WORK TO COMPLETE: Write out the listing, please, but only from its first line through the line containing "label_shift = 0.046", exactly as given and without pictures.
####################
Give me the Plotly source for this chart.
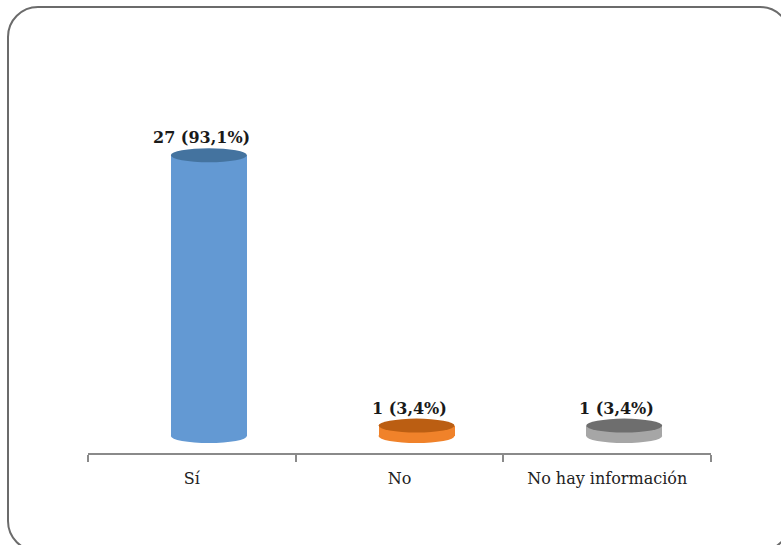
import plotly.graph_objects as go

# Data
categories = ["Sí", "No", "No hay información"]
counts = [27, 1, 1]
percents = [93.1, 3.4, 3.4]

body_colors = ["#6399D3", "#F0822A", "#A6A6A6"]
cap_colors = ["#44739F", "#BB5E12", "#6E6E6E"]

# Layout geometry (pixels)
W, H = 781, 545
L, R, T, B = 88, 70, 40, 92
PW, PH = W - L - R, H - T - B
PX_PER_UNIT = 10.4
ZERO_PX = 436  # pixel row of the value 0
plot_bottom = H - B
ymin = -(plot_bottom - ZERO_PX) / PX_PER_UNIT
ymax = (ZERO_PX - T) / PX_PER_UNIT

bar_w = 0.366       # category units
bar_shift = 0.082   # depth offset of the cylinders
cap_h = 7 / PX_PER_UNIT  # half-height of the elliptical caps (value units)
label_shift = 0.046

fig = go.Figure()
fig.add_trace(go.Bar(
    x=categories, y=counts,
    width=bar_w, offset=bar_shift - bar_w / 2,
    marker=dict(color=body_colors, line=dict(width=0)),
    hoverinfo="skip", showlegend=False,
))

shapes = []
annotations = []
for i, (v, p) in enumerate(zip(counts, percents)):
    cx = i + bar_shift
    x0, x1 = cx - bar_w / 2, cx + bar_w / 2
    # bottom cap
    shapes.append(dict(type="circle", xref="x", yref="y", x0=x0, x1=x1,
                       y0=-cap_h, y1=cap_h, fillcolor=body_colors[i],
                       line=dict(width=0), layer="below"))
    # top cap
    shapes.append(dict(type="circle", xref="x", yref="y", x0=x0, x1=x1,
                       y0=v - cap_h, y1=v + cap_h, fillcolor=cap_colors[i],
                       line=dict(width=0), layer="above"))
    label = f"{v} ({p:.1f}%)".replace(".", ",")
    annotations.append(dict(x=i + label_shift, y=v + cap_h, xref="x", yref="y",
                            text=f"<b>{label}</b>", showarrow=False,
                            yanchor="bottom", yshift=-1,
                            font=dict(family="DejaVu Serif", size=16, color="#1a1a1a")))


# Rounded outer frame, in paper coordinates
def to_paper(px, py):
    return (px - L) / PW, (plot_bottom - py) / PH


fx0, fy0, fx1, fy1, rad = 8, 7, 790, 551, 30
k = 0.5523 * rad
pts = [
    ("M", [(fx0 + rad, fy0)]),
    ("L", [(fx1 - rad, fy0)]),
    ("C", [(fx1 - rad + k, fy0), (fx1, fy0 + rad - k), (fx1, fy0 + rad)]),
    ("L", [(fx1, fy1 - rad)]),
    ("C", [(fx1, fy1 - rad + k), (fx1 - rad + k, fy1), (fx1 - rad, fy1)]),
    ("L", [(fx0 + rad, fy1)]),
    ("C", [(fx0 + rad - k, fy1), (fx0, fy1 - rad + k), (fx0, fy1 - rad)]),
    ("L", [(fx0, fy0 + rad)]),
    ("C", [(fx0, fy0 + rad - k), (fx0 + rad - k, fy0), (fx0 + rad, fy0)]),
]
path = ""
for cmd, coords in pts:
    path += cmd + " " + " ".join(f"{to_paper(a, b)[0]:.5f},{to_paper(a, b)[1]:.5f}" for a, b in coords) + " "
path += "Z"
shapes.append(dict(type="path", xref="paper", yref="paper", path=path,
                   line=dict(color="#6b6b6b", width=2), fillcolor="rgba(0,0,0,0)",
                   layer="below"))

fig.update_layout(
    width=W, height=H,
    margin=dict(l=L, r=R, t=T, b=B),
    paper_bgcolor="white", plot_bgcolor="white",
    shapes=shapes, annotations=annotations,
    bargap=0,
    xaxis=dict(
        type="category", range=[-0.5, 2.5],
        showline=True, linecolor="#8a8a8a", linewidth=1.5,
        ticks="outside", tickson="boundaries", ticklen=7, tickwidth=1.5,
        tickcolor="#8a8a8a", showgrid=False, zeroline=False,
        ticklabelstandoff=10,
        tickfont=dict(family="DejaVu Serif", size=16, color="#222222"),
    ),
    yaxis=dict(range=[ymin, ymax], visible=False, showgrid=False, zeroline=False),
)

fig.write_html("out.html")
####################
TASK RESULT:
Give me the Plotly source for this chart.
import plotly.graph_objects as go

# Data
categories = ["Sí", "No", "No hay información"]
counts = [27, 1, 1]
percents = [93.1, 3.4, 3.4]

body_colors = ["#6399D3", "#F0822A", "#A6A6A6"]
cap_colors = ["#44739F", "#BB5E12", "#6E6E6E"]

# Layout geometry (pixels)
W, H = 781, 545
L, R, T, B = 88, 70, 40, 92
PW, PH = W - L - R, H - T - B
PX_PER_UNIT = 10.4
ZERO_PX = 436  # pixel row of the value 0
plot_bottom = H - B
ymin = -(plot_bottom - ZERO_PX) / PX_PER_UNIT
ymax = (ZERO_PX - T) / PX_PER_UNIT

bar_w = 0.366       # category units
bar_shift = 0.082   # depth offset of the cylinders
cap_h = 7 / PX_PER_UNIT  # half-height of the elliptical caps (value units)
label_shift = 0.046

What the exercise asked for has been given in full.